▶ DATA TO PROCESS:
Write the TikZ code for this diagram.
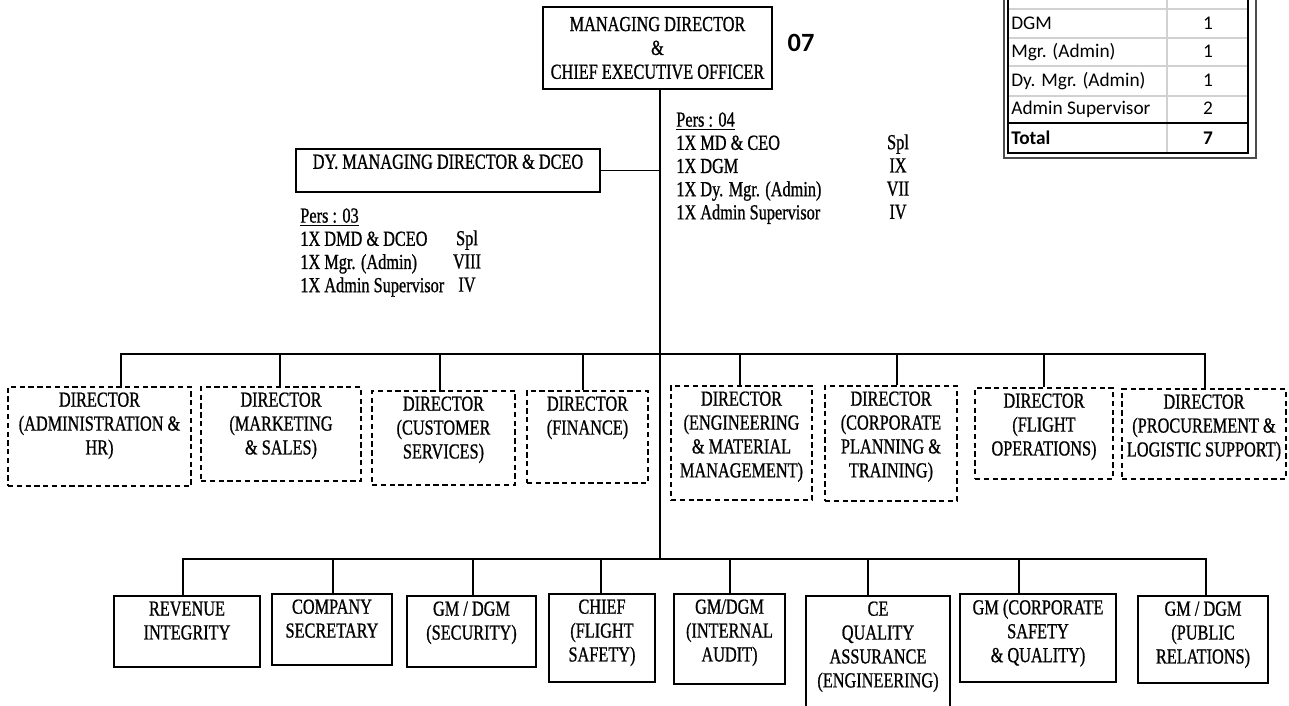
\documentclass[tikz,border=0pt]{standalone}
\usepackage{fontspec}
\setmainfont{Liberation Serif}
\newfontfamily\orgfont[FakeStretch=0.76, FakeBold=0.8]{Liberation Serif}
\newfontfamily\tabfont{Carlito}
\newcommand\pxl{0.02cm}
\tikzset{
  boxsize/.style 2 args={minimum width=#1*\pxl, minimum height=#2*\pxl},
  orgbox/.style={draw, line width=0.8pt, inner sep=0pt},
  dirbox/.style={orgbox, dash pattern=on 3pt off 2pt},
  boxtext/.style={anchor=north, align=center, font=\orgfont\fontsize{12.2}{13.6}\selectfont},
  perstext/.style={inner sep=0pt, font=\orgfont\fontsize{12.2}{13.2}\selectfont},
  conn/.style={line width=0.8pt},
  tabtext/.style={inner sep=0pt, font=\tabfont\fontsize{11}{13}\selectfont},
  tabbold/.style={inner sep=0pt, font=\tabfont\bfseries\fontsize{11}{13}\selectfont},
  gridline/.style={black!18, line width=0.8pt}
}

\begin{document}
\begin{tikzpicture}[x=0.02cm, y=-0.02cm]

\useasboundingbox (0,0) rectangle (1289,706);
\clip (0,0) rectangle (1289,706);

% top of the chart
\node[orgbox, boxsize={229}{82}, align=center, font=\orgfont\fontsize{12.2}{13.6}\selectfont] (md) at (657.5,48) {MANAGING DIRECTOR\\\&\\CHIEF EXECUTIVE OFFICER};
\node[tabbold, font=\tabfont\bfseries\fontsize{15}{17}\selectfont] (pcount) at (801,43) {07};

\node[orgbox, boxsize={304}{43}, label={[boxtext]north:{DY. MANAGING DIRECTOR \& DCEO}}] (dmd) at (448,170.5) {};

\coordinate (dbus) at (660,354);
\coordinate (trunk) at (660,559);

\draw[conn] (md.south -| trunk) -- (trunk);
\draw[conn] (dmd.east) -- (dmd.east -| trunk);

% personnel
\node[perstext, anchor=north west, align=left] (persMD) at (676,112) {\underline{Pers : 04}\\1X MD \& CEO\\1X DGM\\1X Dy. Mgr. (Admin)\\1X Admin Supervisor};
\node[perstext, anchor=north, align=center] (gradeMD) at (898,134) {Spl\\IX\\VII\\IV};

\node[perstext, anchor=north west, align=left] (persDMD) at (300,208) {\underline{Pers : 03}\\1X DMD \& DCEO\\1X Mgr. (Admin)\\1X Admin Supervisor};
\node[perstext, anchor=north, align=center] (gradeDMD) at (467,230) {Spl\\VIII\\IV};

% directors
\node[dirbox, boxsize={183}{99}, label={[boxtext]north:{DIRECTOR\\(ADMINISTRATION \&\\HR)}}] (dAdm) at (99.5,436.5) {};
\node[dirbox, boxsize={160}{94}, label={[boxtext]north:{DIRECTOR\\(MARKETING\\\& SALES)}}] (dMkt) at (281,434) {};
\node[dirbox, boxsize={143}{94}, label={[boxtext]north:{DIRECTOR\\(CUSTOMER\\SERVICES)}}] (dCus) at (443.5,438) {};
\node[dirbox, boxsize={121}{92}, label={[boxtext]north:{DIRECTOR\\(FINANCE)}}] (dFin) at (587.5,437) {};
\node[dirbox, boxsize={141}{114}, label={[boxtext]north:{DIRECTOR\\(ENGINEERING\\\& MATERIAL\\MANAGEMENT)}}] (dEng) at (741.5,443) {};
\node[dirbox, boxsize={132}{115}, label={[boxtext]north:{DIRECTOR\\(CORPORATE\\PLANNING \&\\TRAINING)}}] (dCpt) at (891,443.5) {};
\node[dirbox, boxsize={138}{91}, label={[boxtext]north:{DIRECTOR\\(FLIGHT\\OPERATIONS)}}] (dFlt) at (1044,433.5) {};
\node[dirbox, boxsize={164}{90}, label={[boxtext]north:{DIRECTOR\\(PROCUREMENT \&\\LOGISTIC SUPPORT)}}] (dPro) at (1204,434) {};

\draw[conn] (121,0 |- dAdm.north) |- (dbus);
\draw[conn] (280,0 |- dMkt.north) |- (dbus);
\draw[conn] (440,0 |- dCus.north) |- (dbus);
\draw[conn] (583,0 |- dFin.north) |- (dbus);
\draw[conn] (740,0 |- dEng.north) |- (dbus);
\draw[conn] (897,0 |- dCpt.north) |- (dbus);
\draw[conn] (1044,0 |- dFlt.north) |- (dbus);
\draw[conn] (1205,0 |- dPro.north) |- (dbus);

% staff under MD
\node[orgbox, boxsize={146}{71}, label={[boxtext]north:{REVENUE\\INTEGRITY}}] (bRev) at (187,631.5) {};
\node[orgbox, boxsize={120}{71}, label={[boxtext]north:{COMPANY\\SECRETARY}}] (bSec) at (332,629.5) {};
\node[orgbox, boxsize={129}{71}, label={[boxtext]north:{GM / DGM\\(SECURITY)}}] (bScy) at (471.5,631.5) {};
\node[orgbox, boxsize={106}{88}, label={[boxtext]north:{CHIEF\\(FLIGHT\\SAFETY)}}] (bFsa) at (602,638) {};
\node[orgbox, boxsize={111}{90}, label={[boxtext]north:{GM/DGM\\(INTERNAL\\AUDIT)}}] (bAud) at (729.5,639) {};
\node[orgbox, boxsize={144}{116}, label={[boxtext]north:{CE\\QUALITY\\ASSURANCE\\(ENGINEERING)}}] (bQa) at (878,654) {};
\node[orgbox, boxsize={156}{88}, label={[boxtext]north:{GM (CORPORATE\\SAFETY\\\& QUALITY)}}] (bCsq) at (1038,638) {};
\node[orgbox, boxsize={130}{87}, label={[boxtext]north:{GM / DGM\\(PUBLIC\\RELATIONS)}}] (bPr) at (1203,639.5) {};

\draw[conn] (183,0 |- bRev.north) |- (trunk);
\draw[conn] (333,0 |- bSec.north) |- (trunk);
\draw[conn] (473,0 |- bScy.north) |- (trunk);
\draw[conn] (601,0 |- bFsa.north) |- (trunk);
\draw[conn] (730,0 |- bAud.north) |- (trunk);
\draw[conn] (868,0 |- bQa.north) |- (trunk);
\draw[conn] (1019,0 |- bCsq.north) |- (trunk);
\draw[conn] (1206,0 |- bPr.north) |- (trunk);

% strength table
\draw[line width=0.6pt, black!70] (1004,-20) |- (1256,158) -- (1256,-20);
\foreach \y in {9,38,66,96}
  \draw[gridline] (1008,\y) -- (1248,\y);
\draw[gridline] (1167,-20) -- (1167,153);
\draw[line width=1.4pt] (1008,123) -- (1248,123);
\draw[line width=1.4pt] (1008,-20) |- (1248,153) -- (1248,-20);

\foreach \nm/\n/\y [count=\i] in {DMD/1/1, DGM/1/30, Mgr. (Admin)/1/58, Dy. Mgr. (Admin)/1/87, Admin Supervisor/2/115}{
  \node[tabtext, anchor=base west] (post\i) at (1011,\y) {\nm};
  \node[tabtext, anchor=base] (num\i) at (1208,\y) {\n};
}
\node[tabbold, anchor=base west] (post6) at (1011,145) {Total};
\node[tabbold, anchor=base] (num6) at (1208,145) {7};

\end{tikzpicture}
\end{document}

==

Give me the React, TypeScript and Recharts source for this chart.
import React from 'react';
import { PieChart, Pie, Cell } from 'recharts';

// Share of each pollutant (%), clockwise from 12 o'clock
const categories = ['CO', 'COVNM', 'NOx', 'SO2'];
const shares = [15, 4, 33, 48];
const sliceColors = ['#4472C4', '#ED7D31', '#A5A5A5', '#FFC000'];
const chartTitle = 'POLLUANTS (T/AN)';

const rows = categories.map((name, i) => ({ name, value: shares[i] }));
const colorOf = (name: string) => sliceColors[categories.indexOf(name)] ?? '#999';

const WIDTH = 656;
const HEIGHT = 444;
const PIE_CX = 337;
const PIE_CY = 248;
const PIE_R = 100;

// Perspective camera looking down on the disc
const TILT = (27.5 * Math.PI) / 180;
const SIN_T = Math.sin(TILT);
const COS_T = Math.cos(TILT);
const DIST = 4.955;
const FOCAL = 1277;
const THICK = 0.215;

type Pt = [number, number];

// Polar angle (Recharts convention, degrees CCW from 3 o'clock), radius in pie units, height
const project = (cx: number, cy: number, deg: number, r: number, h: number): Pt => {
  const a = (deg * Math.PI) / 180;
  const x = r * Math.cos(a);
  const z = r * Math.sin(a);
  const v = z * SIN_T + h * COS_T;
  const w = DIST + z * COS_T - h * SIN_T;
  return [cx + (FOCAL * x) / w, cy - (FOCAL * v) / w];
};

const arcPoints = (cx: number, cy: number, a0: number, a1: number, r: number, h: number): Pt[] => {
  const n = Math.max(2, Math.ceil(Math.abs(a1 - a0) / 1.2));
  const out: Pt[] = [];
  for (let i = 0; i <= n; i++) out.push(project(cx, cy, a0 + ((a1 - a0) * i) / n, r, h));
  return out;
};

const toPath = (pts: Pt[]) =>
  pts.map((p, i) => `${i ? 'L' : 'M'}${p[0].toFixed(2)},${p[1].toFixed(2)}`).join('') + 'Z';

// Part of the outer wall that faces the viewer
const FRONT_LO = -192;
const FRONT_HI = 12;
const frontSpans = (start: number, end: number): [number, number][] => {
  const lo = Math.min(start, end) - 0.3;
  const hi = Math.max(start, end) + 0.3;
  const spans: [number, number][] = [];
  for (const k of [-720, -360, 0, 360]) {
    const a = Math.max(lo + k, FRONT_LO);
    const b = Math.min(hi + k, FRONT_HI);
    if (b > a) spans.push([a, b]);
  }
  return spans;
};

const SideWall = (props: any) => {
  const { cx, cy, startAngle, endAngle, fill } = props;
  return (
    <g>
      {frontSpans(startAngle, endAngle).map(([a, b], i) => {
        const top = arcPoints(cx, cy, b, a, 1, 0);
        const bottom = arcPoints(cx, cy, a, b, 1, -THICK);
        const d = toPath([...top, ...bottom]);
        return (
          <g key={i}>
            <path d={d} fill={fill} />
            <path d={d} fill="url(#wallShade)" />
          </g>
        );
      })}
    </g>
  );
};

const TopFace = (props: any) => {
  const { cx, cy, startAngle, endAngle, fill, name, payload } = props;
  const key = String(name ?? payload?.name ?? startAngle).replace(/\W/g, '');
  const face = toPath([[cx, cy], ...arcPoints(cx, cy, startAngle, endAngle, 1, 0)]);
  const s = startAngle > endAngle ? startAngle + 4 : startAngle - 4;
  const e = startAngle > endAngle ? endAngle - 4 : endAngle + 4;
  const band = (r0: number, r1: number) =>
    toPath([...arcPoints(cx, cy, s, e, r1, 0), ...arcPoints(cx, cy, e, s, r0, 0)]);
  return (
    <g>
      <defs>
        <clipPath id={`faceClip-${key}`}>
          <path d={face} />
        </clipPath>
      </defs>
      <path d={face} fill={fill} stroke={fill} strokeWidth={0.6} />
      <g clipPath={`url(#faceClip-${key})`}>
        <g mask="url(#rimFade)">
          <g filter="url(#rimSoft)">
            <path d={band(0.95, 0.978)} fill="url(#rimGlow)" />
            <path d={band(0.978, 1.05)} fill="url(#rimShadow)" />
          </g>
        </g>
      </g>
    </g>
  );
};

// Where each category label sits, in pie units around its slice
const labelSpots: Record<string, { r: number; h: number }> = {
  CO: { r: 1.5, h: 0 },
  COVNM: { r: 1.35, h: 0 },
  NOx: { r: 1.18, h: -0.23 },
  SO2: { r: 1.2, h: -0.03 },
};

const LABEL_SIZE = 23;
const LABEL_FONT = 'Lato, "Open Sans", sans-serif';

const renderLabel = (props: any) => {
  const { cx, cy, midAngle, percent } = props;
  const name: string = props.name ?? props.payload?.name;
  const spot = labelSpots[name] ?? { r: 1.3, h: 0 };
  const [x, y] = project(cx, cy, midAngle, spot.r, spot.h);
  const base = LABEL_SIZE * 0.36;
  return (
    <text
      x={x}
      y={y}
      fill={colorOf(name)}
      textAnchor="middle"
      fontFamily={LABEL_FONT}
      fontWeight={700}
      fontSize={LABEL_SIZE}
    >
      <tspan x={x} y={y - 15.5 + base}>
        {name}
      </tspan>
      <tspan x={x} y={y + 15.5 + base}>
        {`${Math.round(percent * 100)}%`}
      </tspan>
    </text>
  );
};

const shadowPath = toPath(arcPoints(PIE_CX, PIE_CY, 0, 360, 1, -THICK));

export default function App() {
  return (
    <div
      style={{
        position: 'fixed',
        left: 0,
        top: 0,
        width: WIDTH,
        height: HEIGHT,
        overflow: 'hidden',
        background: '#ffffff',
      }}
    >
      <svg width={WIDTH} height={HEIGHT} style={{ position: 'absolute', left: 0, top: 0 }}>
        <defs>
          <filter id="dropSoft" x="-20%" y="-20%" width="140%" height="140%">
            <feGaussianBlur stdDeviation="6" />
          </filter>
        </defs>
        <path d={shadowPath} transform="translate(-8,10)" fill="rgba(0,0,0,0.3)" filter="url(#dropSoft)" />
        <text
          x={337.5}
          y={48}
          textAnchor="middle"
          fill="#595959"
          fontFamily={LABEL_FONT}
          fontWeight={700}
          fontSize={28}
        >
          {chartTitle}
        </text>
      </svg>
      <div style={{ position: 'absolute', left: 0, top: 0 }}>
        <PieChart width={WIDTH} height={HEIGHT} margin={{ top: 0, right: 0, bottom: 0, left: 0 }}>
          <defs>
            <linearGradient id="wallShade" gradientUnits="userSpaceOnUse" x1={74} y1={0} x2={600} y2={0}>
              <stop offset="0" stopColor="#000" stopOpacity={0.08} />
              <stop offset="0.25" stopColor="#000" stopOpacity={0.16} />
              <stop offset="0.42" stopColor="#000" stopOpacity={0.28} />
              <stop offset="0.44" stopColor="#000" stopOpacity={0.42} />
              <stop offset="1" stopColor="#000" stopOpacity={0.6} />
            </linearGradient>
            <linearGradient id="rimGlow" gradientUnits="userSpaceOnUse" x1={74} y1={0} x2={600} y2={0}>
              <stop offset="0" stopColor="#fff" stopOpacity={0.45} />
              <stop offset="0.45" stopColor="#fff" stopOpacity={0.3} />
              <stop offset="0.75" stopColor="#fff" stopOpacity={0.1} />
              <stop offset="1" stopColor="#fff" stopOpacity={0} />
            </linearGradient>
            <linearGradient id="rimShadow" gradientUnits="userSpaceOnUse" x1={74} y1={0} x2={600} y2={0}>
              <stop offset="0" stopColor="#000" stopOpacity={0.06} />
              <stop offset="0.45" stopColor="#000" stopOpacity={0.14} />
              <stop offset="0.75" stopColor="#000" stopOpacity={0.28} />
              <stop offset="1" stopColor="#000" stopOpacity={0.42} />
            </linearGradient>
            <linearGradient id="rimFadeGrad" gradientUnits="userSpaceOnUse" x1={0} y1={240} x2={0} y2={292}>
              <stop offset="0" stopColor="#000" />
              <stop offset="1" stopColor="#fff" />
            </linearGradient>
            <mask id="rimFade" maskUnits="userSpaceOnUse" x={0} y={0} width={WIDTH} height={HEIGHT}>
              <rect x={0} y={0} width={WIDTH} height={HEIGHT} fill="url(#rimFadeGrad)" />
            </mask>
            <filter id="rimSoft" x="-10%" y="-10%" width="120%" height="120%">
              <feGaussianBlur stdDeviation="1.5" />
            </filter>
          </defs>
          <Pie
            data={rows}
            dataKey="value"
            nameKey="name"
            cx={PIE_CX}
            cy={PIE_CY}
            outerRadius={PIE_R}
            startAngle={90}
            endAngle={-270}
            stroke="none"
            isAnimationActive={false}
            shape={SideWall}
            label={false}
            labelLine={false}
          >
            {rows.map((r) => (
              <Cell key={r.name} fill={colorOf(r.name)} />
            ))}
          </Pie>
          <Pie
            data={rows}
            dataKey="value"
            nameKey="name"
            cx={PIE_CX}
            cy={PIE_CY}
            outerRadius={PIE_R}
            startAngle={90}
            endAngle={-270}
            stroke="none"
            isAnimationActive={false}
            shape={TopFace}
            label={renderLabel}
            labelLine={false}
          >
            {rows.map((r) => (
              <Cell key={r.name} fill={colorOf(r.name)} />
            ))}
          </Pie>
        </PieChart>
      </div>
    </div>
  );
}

▶ THE REQUEST:
Among the entries above, take the lines from the one with "Write the TikZ code for this diagram." through the one with "(dmd.east -| trunk);" and retype them exactly, leaving out the pictures.

▶ ANSWER BELOW:
Write the TikZ code for this diagram.
\documentclass[tikz,border=0pt]{standalone}
\usepackage{fontspec}
\setmainfont{Liberation Serif}
\newfontfamily\orgfont[FakeStretch=0.76, FakeBold=0.8]{Liberation Serif}
\newfontfamily\tabfont{Carlito}
\newcommand\pxl{0.02cm}
\tikzset{
  boxsize/.style 2 args={minimum width=#1*\pxl, minimum height=#2*\pxl},
  orgbox/.style={draw, line width=0.8pt, inner sep=0pt},
  dirbox/.style={orgbox, dash pattern=on 3pt off 2pt},
  boxtext/.style={anchor=north, align=center, font=\orgfont\fontsize{12.2}{13.6}\selectfont},
  perstext/.style={inner sep=0pt, font=\orgfont\fontsize{12.2}{13.2}\selectfont},
  conn/.style={line width=0.8pt},
  tabtext/.style={inner sep=0pt, font=\tabfont\fontsize{11}{13}\selectfont},
  tabbold/.style={inner sep=0pt, font=\tabfont\bfseries\fontsize{11}{13}\selectfont},
  gridline/.style={black!18, line width=0.8pt}
}

\begin{document}
\begin{tikzpicture}[x=0.02cm, y=-0.02cm]

\useasboundingbox (0,0) rectangle (1289,706);
\clip (0,0) rectangle (1289,706);

% top of the chart
\node[orgbox, boxsize={229}{82}, align=center, font=\orgfont\fontsize{12.2}{13.6}\selectfont] (md) at (657.5,48) {MANAGING DIRECTOR\\\&\\CHIEF EXECUTIVE OFFICER};
\node[tabbold, font=\tabfont\bfseries\fontsize{15}{17}\selectfont] (pcount) at (801,43) {07};

\node[orgbox, boxsize={304}{43}, label={[boxtext]north:{DY. MANAGING DIRECTOR \& DCEO}}] (dmd) at (448,170.5) {};

\coordinate (dbus) at (660,354);
\coordinate (trunk) at (660,559);

\draw[conn] (md.south -| trunk) -- (trunk);
\draw[conn] (dmd.east) -- (dmd.east -| trunk);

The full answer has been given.